True it is that a great part of the most ancient records…treating of…the antiquity of those churches have been industriously sought after and committed to the flames by their bloody persecutors…so the truth…might lie…in perpetual silence. Nevertheless, God has been so gracious…in preserving…by miracle, many authentic pieces…compiled and written by the ancient inhabitants in their own proper language [and this history was drawn from such documents]….

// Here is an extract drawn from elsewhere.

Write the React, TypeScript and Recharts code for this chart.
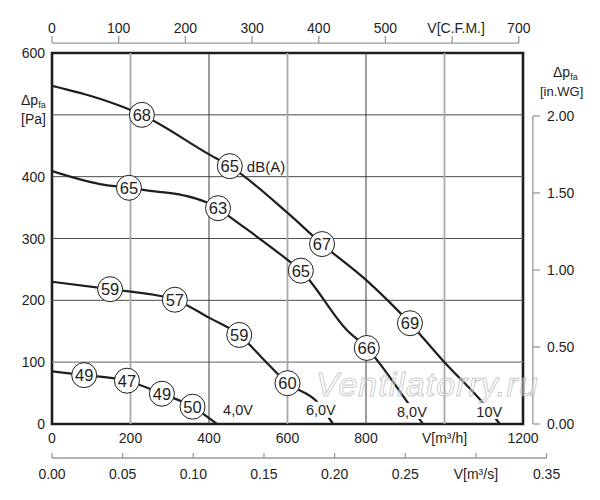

These churches of the Valleys of Piemont remained united…with that of Rome so long as it retained the true religion which was planted throughout all Italy by the Apostles, their disciples and successors. But when the church of Rome began to corrupt itself, and would by no means be persuaded to retain the purity of Apostolic doctrine and divine worship, then those of the valleys began to separate themselves from them, and to come out from amongst them, that so they might not be partakers of their sins, nor receive of their plagues [Rev:18:4] and this is evident by divers very ancient manuscripts…which do directly strike at and oppose the errors of the church of Rome.

   Samuel Morland, The History of The Evangelical [Waldensian] Churches of the Valley of Piemont (London, 1658), III, pp. 8-9.

[The Waldenses of northern Italy were in full fellowship with and had the same doctrines as the Albigenses in southern France, and other primitive churches that Rome maligned and destroyed.]